GIVEN PROBLEM:
Shown below is a listing with pictures; reproduce exactly, and only, the lines between the ones containing "Output the LaTeX" and "(0,0) rectangle (1568,1563);", inclusive, leaving the pictures out.

DATA FOR THIS EXERCISE:

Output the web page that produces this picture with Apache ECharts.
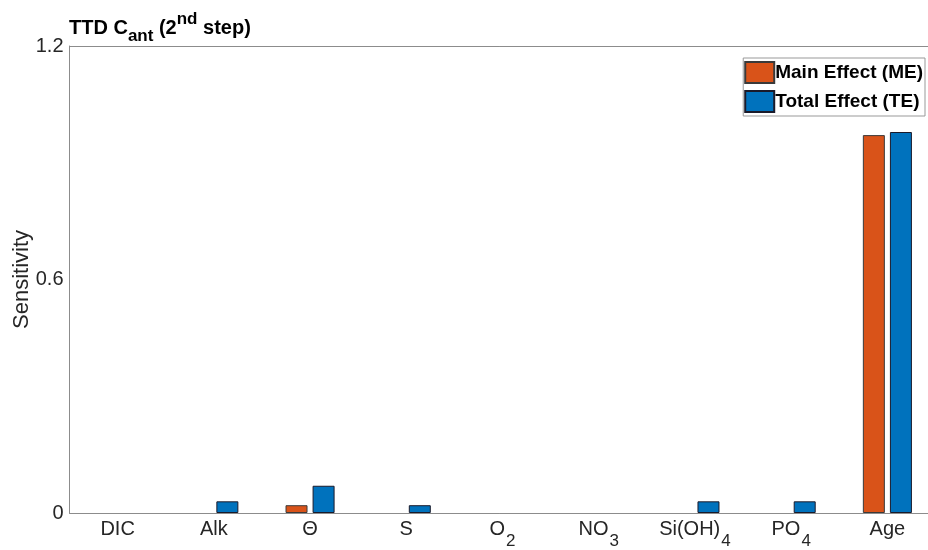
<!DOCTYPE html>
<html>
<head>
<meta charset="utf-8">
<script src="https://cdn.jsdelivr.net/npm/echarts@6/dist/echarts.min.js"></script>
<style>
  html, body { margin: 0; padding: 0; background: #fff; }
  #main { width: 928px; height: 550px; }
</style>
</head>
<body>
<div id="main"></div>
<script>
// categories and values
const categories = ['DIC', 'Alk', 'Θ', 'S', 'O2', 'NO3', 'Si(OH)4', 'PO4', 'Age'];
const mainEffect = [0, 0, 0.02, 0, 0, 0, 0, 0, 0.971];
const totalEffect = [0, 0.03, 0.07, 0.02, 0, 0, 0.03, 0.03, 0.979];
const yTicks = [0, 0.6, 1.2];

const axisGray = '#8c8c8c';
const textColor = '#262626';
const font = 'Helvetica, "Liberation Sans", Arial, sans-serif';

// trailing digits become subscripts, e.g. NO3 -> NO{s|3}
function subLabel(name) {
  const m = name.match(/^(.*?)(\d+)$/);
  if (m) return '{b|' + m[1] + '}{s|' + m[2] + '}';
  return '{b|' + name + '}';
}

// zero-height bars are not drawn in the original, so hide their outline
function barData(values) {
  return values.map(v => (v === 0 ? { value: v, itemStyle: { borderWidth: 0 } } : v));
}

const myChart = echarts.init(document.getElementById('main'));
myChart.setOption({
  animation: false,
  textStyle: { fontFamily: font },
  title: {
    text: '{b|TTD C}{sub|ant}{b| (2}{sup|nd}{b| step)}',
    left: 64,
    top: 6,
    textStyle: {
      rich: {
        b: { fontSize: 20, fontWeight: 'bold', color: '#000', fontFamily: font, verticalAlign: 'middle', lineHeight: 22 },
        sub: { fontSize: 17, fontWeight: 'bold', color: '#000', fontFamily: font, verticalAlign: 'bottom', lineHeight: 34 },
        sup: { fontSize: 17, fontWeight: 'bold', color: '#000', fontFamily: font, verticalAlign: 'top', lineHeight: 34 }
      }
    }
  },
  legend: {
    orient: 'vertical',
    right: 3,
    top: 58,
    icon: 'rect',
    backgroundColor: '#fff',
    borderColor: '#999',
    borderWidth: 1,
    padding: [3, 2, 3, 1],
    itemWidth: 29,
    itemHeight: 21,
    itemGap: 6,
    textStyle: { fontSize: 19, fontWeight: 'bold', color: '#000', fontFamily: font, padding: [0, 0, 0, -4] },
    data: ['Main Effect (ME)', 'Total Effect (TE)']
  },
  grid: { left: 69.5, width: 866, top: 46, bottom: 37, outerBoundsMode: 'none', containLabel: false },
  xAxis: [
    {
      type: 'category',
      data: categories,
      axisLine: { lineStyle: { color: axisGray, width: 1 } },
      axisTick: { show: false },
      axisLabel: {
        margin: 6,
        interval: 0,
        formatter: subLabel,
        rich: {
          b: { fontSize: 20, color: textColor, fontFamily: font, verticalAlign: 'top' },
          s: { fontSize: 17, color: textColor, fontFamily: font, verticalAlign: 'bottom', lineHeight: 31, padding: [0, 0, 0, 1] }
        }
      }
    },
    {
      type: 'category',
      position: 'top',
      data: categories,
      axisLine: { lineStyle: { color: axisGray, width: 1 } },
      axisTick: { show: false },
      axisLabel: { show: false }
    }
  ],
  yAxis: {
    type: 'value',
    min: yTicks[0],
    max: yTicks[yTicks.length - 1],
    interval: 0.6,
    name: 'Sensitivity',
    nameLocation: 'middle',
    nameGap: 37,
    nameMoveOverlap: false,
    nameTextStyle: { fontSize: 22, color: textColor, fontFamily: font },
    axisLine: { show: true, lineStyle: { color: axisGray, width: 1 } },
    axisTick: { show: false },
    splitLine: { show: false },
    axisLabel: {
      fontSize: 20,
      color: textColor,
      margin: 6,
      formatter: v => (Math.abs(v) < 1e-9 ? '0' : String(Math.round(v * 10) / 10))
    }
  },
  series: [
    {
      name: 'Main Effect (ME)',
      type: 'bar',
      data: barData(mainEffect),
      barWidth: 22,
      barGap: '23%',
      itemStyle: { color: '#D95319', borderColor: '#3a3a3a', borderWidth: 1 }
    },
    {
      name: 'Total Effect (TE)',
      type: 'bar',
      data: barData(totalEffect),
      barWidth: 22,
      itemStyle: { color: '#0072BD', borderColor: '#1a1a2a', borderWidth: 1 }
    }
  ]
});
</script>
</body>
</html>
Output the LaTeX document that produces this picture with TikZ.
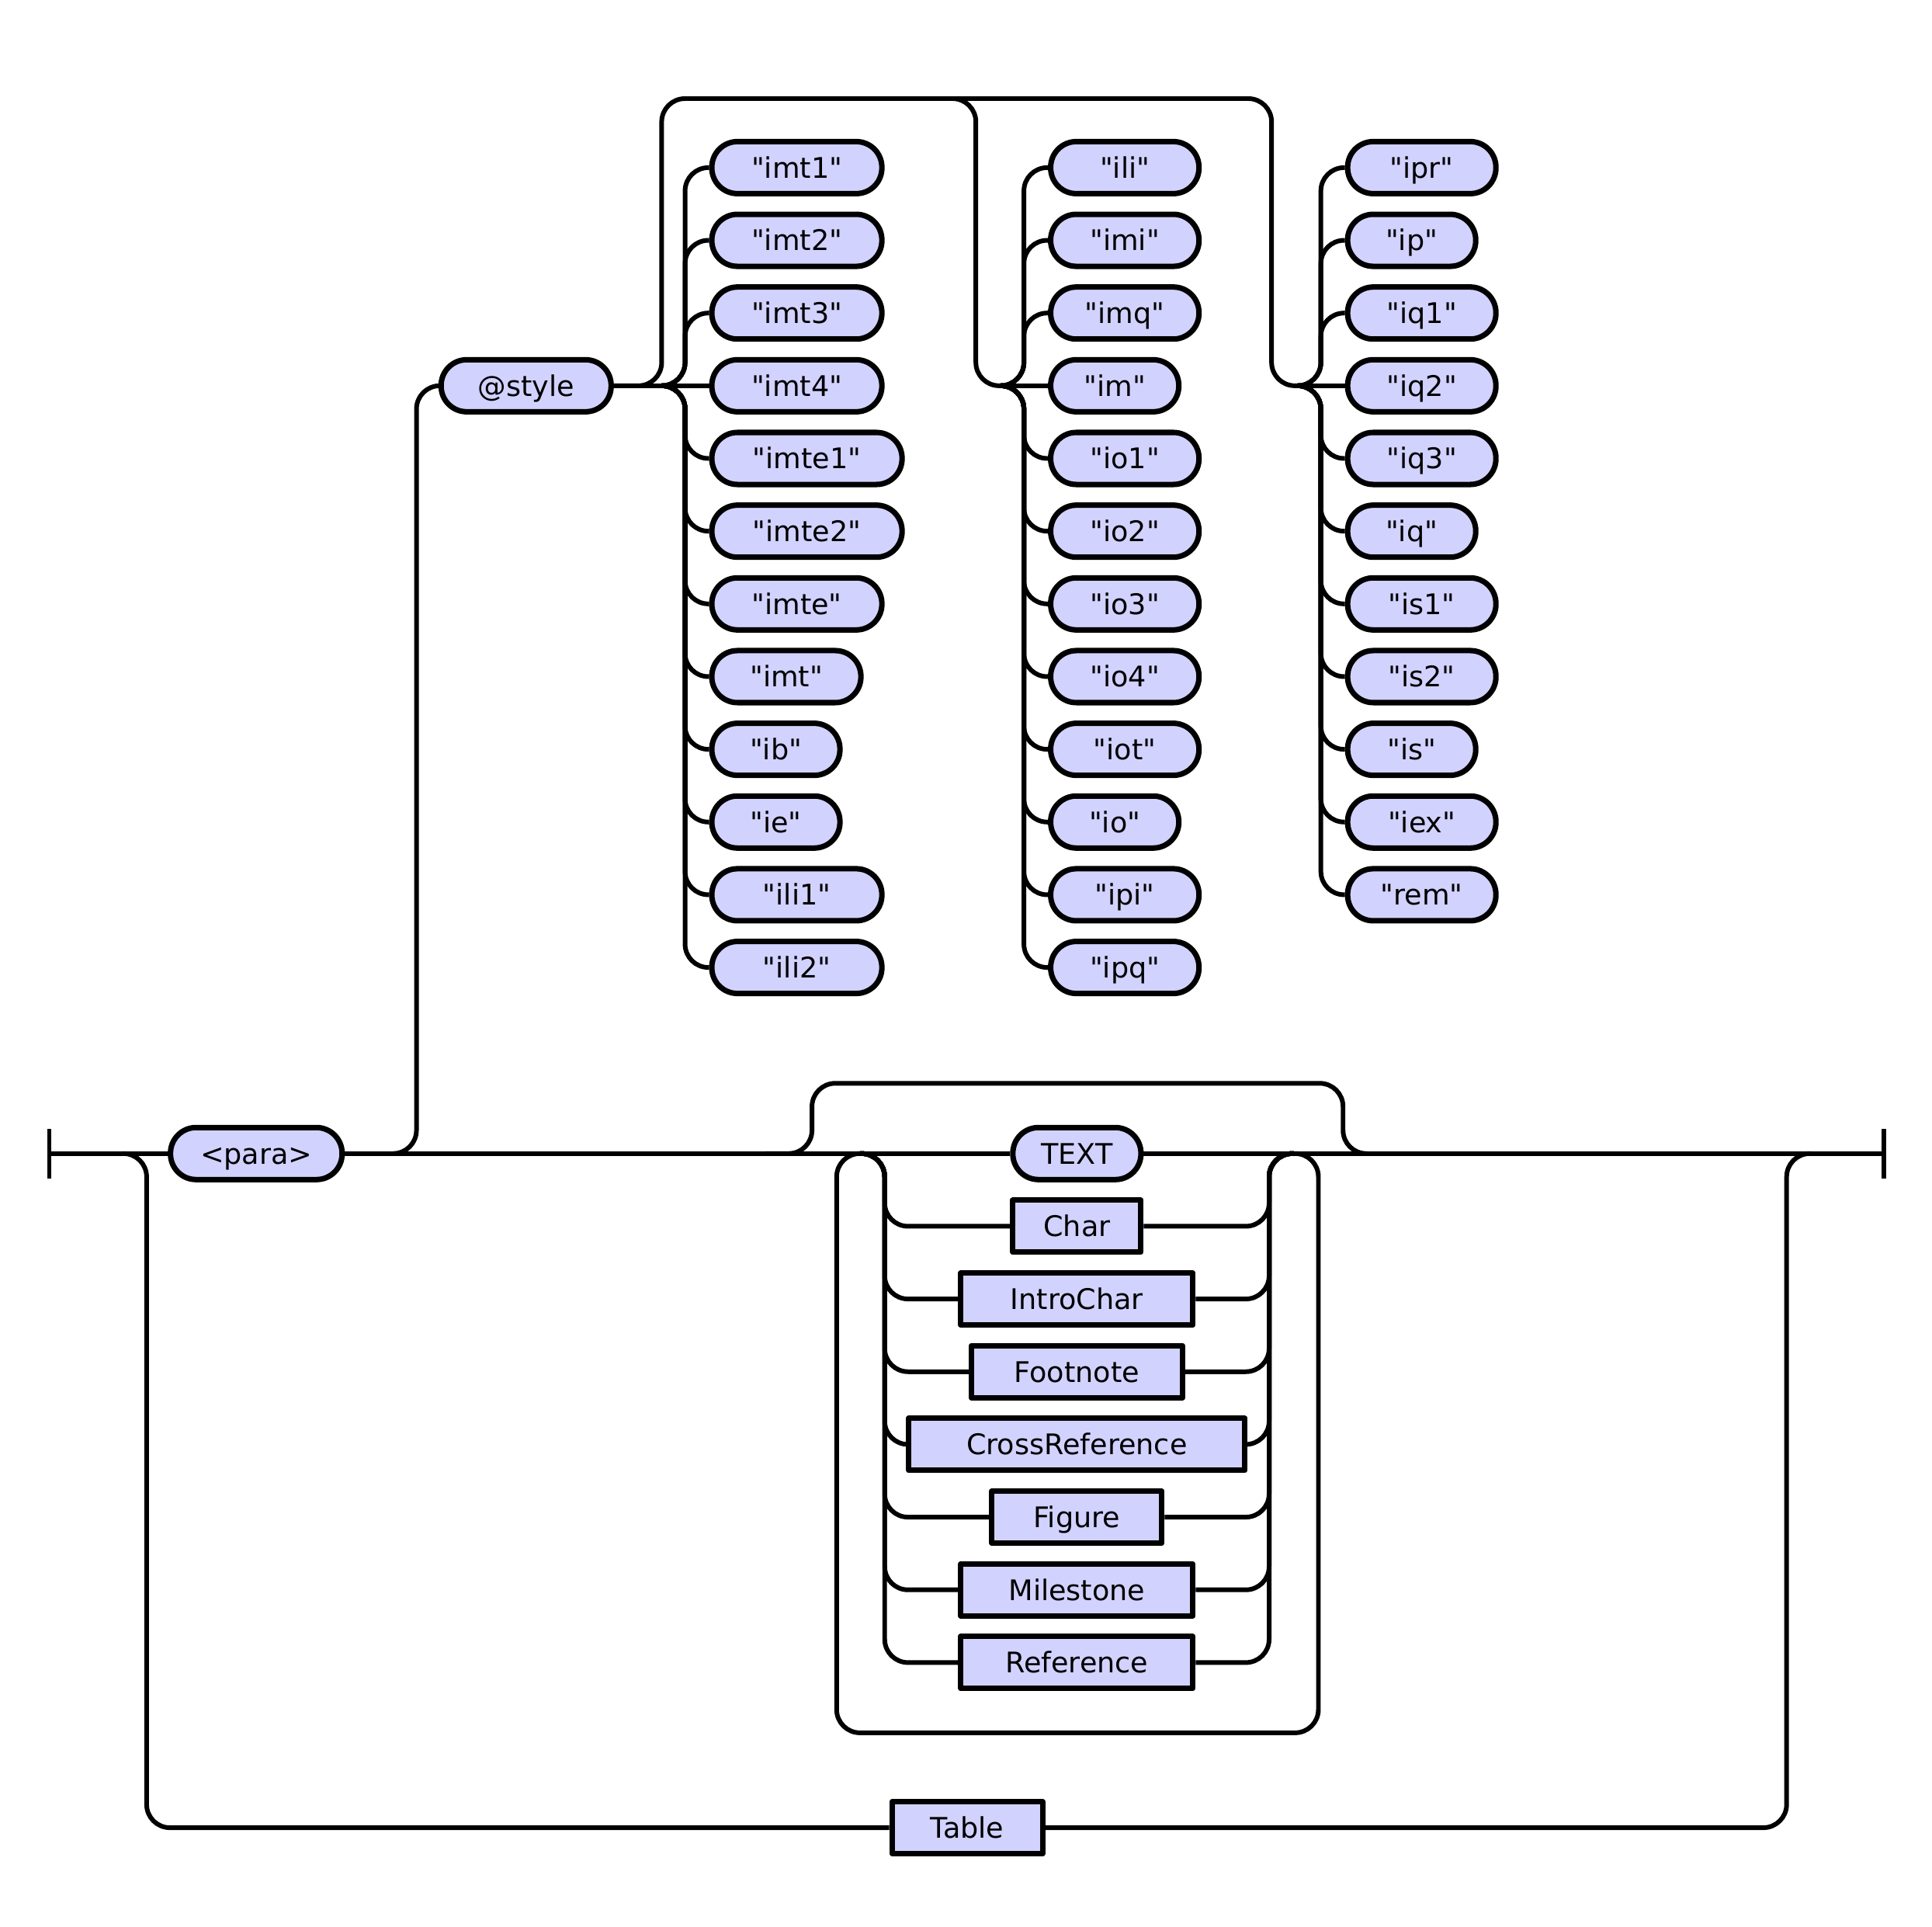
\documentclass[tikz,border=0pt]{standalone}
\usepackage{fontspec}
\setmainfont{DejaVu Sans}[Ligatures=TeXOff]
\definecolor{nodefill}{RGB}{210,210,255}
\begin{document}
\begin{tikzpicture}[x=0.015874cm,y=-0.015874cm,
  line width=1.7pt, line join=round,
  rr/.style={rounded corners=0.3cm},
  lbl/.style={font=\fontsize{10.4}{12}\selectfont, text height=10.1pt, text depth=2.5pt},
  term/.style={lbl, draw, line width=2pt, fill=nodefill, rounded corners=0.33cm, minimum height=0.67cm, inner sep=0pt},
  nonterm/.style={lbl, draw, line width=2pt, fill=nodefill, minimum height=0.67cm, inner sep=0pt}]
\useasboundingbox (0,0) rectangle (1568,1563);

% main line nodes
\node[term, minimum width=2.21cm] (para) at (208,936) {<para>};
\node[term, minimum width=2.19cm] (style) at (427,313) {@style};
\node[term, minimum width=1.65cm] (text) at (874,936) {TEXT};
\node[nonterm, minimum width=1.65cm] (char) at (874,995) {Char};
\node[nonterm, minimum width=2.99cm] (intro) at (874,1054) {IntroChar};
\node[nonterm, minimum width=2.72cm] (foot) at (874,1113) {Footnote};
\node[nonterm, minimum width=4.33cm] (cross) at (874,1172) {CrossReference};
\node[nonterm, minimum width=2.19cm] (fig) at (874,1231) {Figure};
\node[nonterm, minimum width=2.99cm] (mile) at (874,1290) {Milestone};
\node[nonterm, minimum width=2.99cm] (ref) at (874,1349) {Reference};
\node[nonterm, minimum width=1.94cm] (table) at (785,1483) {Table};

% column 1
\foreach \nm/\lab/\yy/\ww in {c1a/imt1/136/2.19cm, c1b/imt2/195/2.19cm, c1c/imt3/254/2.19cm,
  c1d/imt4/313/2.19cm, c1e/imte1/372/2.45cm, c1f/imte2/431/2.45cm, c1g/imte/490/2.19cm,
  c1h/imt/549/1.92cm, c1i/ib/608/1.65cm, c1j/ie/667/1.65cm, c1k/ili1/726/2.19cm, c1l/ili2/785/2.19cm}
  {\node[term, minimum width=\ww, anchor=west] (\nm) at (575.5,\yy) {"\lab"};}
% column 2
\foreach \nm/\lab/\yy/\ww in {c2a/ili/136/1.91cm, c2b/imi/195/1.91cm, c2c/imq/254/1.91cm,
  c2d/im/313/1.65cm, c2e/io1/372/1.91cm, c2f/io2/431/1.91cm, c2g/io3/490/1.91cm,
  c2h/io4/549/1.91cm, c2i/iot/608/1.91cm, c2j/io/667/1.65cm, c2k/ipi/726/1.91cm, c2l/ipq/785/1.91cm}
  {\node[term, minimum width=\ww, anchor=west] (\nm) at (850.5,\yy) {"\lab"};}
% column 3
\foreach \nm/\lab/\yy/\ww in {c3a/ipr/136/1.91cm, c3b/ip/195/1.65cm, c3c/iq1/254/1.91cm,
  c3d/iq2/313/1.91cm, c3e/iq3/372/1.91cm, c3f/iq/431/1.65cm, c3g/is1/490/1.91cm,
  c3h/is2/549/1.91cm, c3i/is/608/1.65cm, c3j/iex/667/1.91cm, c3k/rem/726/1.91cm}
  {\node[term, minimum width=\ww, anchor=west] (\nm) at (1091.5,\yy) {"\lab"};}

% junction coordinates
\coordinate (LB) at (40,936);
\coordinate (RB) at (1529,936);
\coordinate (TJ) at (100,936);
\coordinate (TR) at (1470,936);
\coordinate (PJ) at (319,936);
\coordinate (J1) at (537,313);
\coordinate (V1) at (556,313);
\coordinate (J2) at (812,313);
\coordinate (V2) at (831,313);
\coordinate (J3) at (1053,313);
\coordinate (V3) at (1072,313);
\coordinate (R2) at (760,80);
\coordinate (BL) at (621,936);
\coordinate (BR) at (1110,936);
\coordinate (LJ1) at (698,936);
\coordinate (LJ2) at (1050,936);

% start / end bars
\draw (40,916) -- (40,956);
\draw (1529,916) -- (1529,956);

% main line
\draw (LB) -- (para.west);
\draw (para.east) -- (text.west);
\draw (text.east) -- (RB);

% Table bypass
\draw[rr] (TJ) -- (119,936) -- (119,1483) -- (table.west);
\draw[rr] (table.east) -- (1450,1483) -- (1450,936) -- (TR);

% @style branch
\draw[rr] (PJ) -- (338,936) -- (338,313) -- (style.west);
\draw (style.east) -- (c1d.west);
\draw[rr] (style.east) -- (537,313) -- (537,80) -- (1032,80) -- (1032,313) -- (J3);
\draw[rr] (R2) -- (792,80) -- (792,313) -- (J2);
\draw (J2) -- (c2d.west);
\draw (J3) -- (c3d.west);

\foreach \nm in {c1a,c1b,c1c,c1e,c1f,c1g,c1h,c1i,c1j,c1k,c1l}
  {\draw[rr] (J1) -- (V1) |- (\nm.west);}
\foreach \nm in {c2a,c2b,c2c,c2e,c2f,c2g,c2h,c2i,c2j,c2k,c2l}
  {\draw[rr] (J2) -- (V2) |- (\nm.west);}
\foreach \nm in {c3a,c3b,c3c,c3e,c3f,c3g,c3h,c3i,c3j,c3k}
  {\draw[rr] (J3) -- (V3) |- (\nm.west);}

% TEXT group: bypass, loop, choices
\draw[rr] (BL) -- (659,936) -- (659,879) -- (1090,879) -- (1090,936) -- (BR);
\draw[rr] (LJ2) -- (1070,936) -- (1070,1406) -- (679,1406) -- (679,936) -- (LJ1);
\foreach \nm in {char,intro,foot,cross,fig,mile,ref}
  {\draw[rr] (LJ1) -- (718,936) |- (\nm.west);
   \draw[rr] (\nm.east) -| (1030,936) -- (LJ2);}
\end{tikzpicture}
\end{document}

SOLUTION TO THE PROBLEM:
Output the LaTeX document that produces this picture with TikZ.
\documentclass[tikz,border=0pt]{standalone}
\usepackage{fontspec}
\setmainfont{DejaVu Sans}[Ligatures=TeXOff]
\definecolor{nodefill}{RGB}{210,210,255}
\begin{document}
\begin{tikzpicture}[x=0.015874cm,y=-0.015874cm,
  line width=1.7pt, line join=round,
  rr/.style={rounded corners=0.3cm},
  lbl/.style={font=\fontsize{10.4}{12}\selectfont, text height=10.1pt, text depth=2.5pt},
  term/.style={lbl, draw, line width=2pt, fill=nodefill, rounded corners=0.33cm, minimum height=0.67cm, inner sep=0pt},
  nonterm/.style={lbl, draw, line width=2pt, fill=nodefill, minimum height=0.67cm, inner sep=0pt}]
\useasboundingbox (0,0) rectangle (1568,1563);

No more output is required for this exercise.